A child is considered to have urinary tract infection (UTI) when the urine of the child grows bacteria during a microbiological test and the amount is significantly high (more than one lakh per ml). During childhood 5% of girls and 2% of boys get UTI. In the new-born period more boys get UTI than girls. Among the girls half can get a second UTI within a year.
- Why is UTI important in children?
- How do we suspect urinary infection?
- How is UTI diagnosed?
- How is UTI managed?
- What is Vesico Ureteric Reflux (VUR)?
- How do we diagnose VUR?
- Can it be familial?
- What is the treatment for VUR?
- Is it safe to give a child long term antibiotics? Will it reduce the immunity?
- When is operation required for VUR? What does it involve?
- What are the other problems that might require operation?
- What are the general measures one should take to prevent urine infections?
Why is UTI important in children?
The incidence of underlying kidney problem is far higher in children compared to adults. 30-50% of children with UTI can have a kidney problem. If left untreated, they can lead to multiple infection, kidney scarring and in the long term hypertension and renal failure.
How do we suspect urinary infection?
When the UTI involves bladder alone, one experiences frequency, pain and burning sensation while passing urine. When the kidneys are also affected, high fever, vomiting, tummy pain and feeling unwell, can be the features.
How is UTI diagnosed?
Initial urine tests with microscope can help to identify presence of UTI. However it is confirmed only after growing organisms in a large number when tested in micro lab.
How is UTI managed?
After confirming the diagnosis, it is usually treated with a course of oral antibiotics. If kidney infection is suspected, the child may require hospitalization for IV fluids and antibiotics via IV route. Once UTI is treated, an ultrasound scan is requested to look for any underlying abnormalities.

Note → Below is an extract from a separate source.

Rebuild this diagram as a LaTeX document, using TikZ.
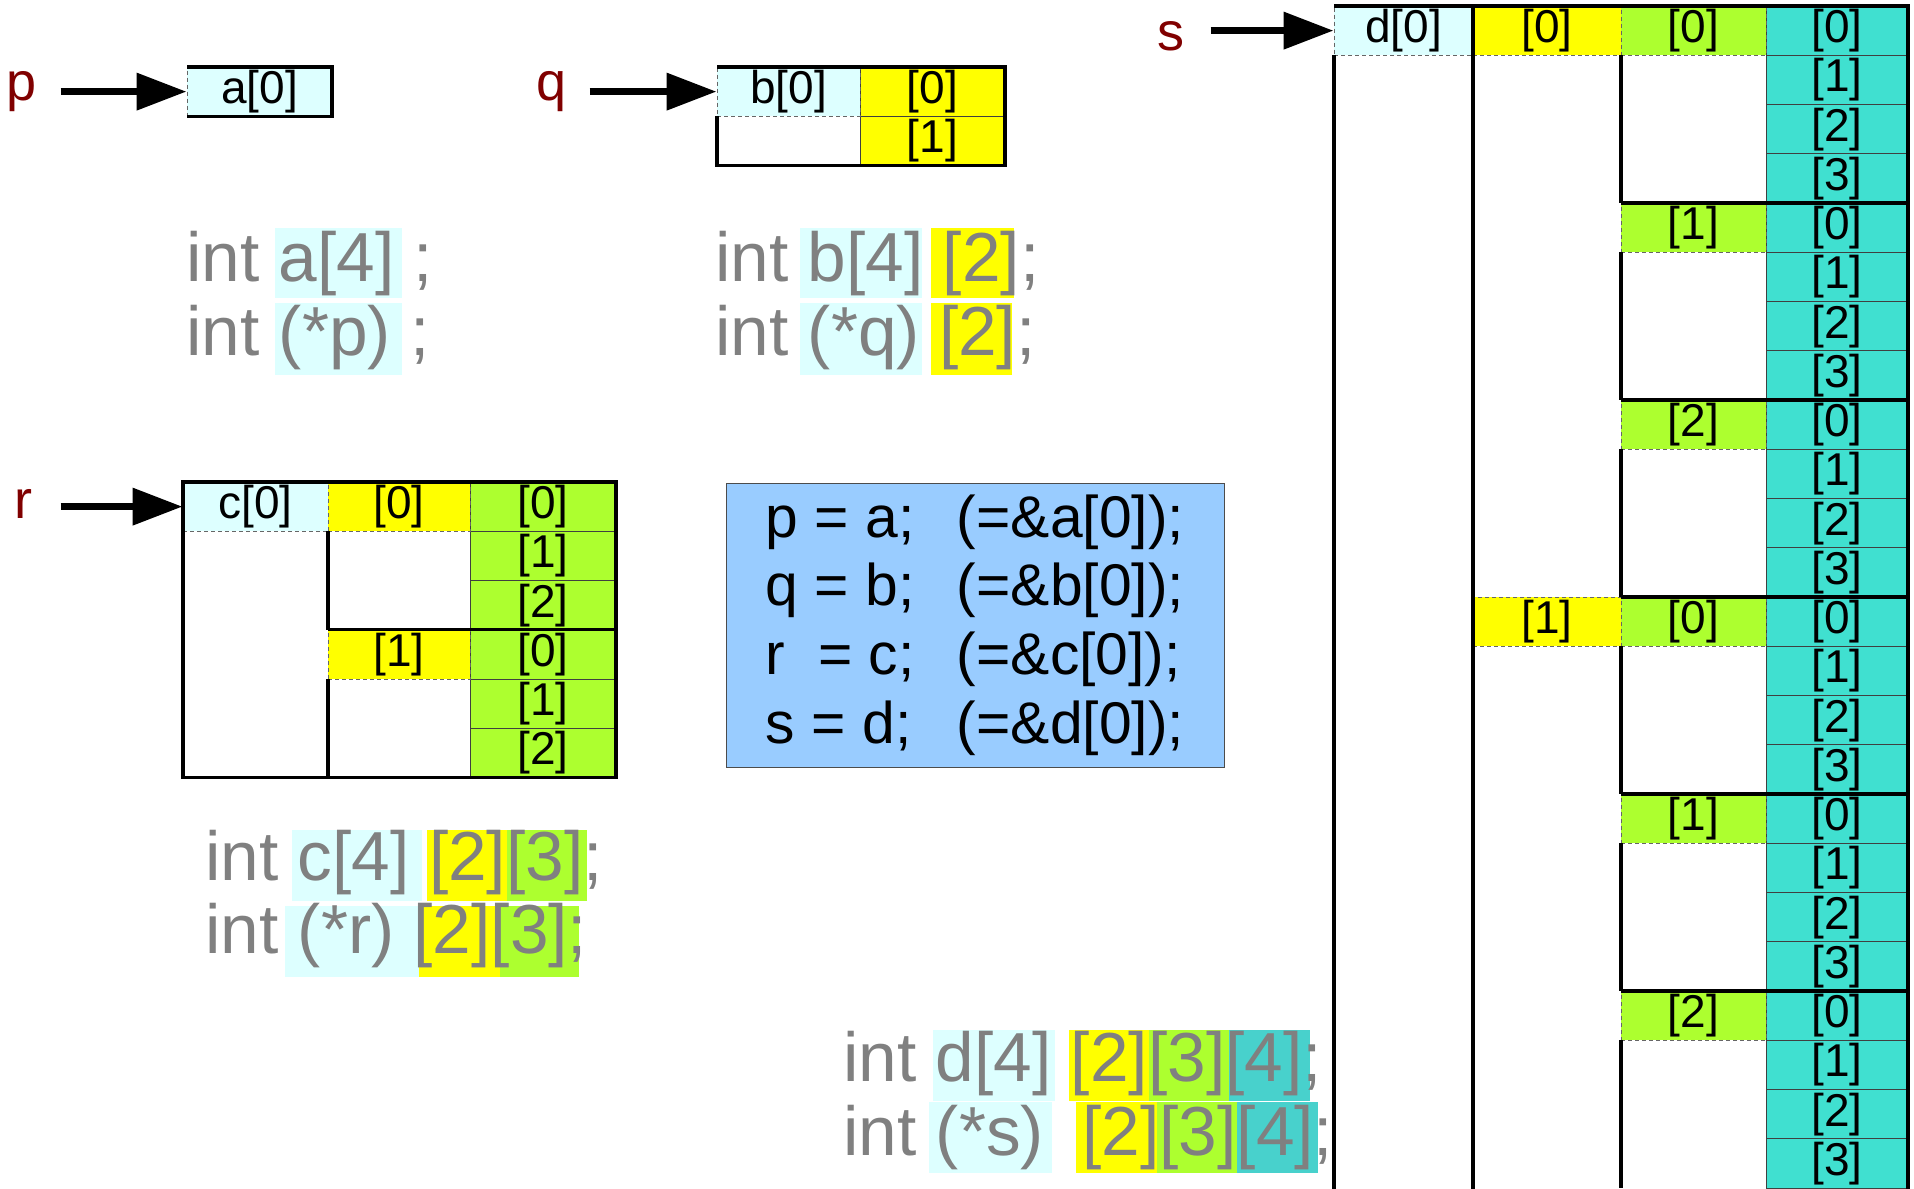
\documentclass[tikz,border=0pt]{standalone}
\usepackage{fontspec}
\setmainfont{Liberation Sans}
\usetikzlibrary{positioning,arrows.meta}
\definecolor{cellcyan}{HTML}{DDFFFF}
\definecolor{cellyellow}{HTML}{FFFF00}
\definecolor{cellgreen}{HTML}{ADFF2F}
\definecolor{cellturq}{HTML}{40E0D0}
\definecolor{codeturq}{HTML}{48D1CC}
\definecolor{codegray}{HTML}{808080}
\definecolor{ptrred}{HTML}{800000}
\definecolor{asgblue}{HTML}{99CCFF}
\tikzset{
  intcell/.style={draw=black!75, line width=0.5pt, inner sep=0pt,
    minimum height=24.625pt, font=\fontsize{23}{23}\selectfont},
  labcell/.style={draw=black!60, dash pattern=on 2pt off 1.5pt, line width=0.5pt,
    inner sep=0pt, minimum height=24.625pt, font=\fontsize{23}{23}\selectfont},
  frame/.style={line width=1.6pt, draw=black},
  ptr/.style={-{Triangle[length=25pt, width=18pt]}, line width=3.6pt},
  ptrlab/.style={text=ptrred, inner sep=0pt, anchor=base, font=\fontsize{27}{27}\selectfont},
  decl/.style={text=codegray, inner sep=0pt, anchor=base west, font=\fontsize{34.7}{34.7}\selectfont},
  asgbox/.style={draw=black!70, line width=0.5pt, fill=asgblue, align=left,
    inner sep=0pt, font=\fontsize{29.4}{34.3}\selectfont},
}

\begin{document}
\begin{tikzpicture}[x=0.5pt, y=-0.5pt]
    \useasboundingbox (0,0) rectangle (1914,1188);
    % declarations: highlights behind the text
    \fill[cellcyan] (275,228) rectangle (402,298);
    \fill[cellcyan] (275,303) rectangle (402,375);
    \node[decl] (adecl) at (186,281) {int a[4] ;};
    \node[decl] (pdecl) at (186,355) {int (*p) ;};
    \fill[cellcyan] (800,228) rectangle (922,298);
    \fill[cellyellow] (931,228) rectangle (1014,298);
    \fill[cellcyan] (800,303) rectangle (922,375);
    \fill[cellyellow] (931,303) rectangle (1012,375);
    \node[decl] (bdecl) at (715,281) {int b[4] [2];};
    \node[decl] (qdecl) at (715,355) {int (*q) [2];};
    \fill[cellcyan] (292,830) rectangle (422,901);
    \fill[cellyellow] (427,830) rectangle (507,901);
    \fill[cellgreen] (507,830) rectangle (587,901);
    \fill[cellcyan] (285,906) rectangle (419,977);
    \fill[cellyellow] (419,906) rectangle (500,977);
    \fill[cellgreen] (500,906) rectangle (579,977);
    \node[decl] (cdecl) at (205,880) {int c[4] [2][3];};
    \node[decl] (rdecl) at (205,953) {int (*r) [2][3];};
    \fill[cellcyan] (933,1030) rectangle (1055,1101);
    \fill[cellyellow] (1069,1030) rectangle (1149,1101);
    \fill[cellgreen] (1149,1030) rectangle (1229,1101);
    \fill[codeturq] (1229,1030) rectangle (1310,1101);
    \fill[cellcyan] (929,1102) rectangle (1052,1173);
    \fill[cellyellow] (1076,1102) rectangle (1157,1173);
    \fill[cellgreen] (1157,1102) rectangle (1237,1173);
    \fill[codeturq] (1237,1102) rectangle (1318,1173);
    \node[decl] (ddecl) at (843,1081) {int d[4] [2][3][4];};
    \node[decl] (sdecl) at (843,1155) {int (*s)\ \ [2][3][4];};
    % assignments
    \node[asgbox, minimum width=249pt, minimum height=142pt] (asg) at (975,625)
      {\makebox[95.5pt][l]{p = a;}(=\&a[0]);\\
       \makebox[95.5pt][l]{q = b;}(=\&b[0]);\\
       \makebox[95.5pt][l]{r\ \ = c;}(=\&c[0]);\\
       \makebox[95.5pt][l]{s = d;}(=\&d[0]);};
    % array a
    \node[labcell, fill=cellcyan, minimum width=72.5pt] (a0) at (259.5,91.625) {a[0]};
    \draw[frame] (187,67) -- (332,67) -- (332,116.25) -- (187,116.25);
    % array b
    \node[intcell, fill=cellyellow, minimum width=72.5pt] (b0-0) at (932.5,91.625) {[0]};
    \node[intcell, fill=cellyellow, minimum width=72.5pt] (b0-1) at (932.5,140.875) {[1]};
    \node[labcell, fill=cellcyan, minimum width=71.5pt] (b0) at (788.5,91.625) {b[0]};
    \draw[frame] (717,116.25) -- (717,165.5) -- (1005,165.5) -- (1005,67) -- (717,67);
    % array c
    \foreach \i in {0,...,5} {
      \pgfmathtruncatemacro\k{mod(\i,3)}
      \node[intcell, fill=cellgreen, minimum width=73pt] (c2-\i) at (543,{482+(\i+0.5)*49.25}) {[\k]};
    }
    \node[labcell, fill=cellcyan, minimum width=72.5pt] (c0) at (255.5,506.625) {c[0]};
    \node[labcell, fill=cellyellow, minimum width=71pt] (c1-0) at (399,506.625) {[0]};
    \node[labcell, fill=cellyellow, minimum width=71pt] (c1-1) at (399,654.375) {[1]};
    \draw[frame] (183,482) rectangle (616,777.5);
    \draw[frame] (328,531.25) -- (328,629.75);
    \draw[frame] (328,679) -- (328,777.5);
    \draw[frame] (328,629.75) -- (616,629.75);
    % array d
    \foreach \i in {0,...,23} {
      \pgfmathtruncatemacro\k{mod(\i,4)}
      \node[intcell, fill=cellturq, minimum width=71pt] (d3-\i) at (1837,{6+(\i+0.5)*49.25}) {[\k]};
    }
    \foreach \i in {0,...,5} {
      \pgfmathtruncatemacro\k{mod(\i,3)}
      \node[labcell, fill=cellgreen, minimum width=72.5pt] (d2-\i) at (1693.5,{6+(4*\i+0.5)*49.25}) {[\k]};
    }
    \node[labcell, fill=cellyellow, minimum width=74pt] (d1-0) at (1547,30.625) {[0]};
    \node[labcell, fill=cellyellow, minimum width=74pt] (d1-1) at (1547,{6+12.5*49.25}) {[1]};
    \node[labcell, fill=cellcyan, minimum width=69.5pt] (d0) at (1403.5,30.625) {d[0]};
    \draw[frame] (1334,55.25) -- (1334,1200);
    \draw[frame] (1334,6) -- (1908,6) -- (1908,1200);
    \draw[frame] (1473,6) -- (1473,1200);
    \foreach \k in {0,...,5}
      \draw[frame] (1621,{6+(4*\k+1)*49.25}) -- (1621,{6+(4*\k+4)*49.25});
    \foreach \k in {1,...,5}
      \draw[frame] (1621,{6+4*\k*49.25}) -- (1908,{6+4*\k*49.25});
    % pointers
    \node[ptrlab] (p) at (22,101) {p};
    \coordinate[left=63pt of a0.west] (pfrom);
    \draw[ptr] (pfrom) -- (a0.west);
    \node[ptrlab] (q) at (552,101) {q};
    \coordinate[left=63.5pt of b0.west] (qfrom);
    \draw[ptr] (qfrom) -- (b0.west);
    \node[ptrlab] (r) at (23,518) {r};
    \coordinate[left=61pt of c0.west] (rfrom);
    \draw[ptr] (rfrom) -- (c0.west);
    \node[ptrlab] (s) at (1171,51) {s};
    \coordinate[left=61.5pt of d0.west] (sfrom);
    \draw[ptr] (sfrom) -- (d0.west);
  \end{tikzpicture}
\end{document}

What is Vesico Ureteric Reflux (VUR)?
In normal state, the urine travels in a one-way direction from kidneys to the bladder via the ureter. Once in bladder, the urine does not go back up either during storage or emptying. But in children with Vesico Ureteric Reflux (VUR), the urine goes upstream towards the kidneys. Because of this the kidneys are exposed to serious infection and scarring during any urinary infection.
How do we diagnose VUR?
A test called MCU is done to diagnose VUR. In this a special radio opaque dye is injected via a catheter into the bladder. X-rays are taken while the child passes urine. Normally urine should not go up towards kidneys. But in children with VUR it goes up.
Can it be familial?
There is a slightly higher chance in future kids to have VUR when there is a kid with this problem in the family.
What is the treatment for VUR?
When VUR is present the usual treatment is to put them on long term low dose antibiotics (sometimes up to 4-5 years). This prevents the kidney getting infected. Most of them do not require surgery.
Is it safe to give a child long term antibiotics? Will it reduce the immunity?<
Long term antibiotics are only to protect kidneys. They are found to be safe and they do not cause reduction in immunity.
When is operation required for VUR? What does it involve?
When a child gets recurrent urine infections despite being on antibiotics, or when the reflux is very high grade with kidney scarring, then surgery is recommended. In this the length of ureter inside the bladder is increased, thereby creating a one-way valve. This prevents urine going back upstream. It is done under general anesthesia and involves 5-7 days hospital stay. The success rate is above 95%.
What are the other problems that might require operation?
In boys, circumcision has shown to reduce UTI significantly. If there is a blockage to the urinary tract, it will need correction. If urinary stones are present, they need to be removed. If there are congenital abnormalities of kidneys predisposing to UTI, they may need correction
What are the general measures one should take to prevent urine infections?
- Encourage your child to drink plenty of water
- Ask them to go to toilet regularly
- Prevent constipation by giving plenty of vegetables and fruits
- Avoid bladder irritants like coffee, tea and coke.
- Avoid exposing genitalia to soap, or shampoo, or bubble baths.
- Bio-yoghurts, curd etc have been shown to reduce UTI.
- UTI in children need to be properly diagnosed and treated.
- Children are more likely to have underlying kidney abnormalities than adults.
- Some of them require surgery to prevent long term damage to the kidneys.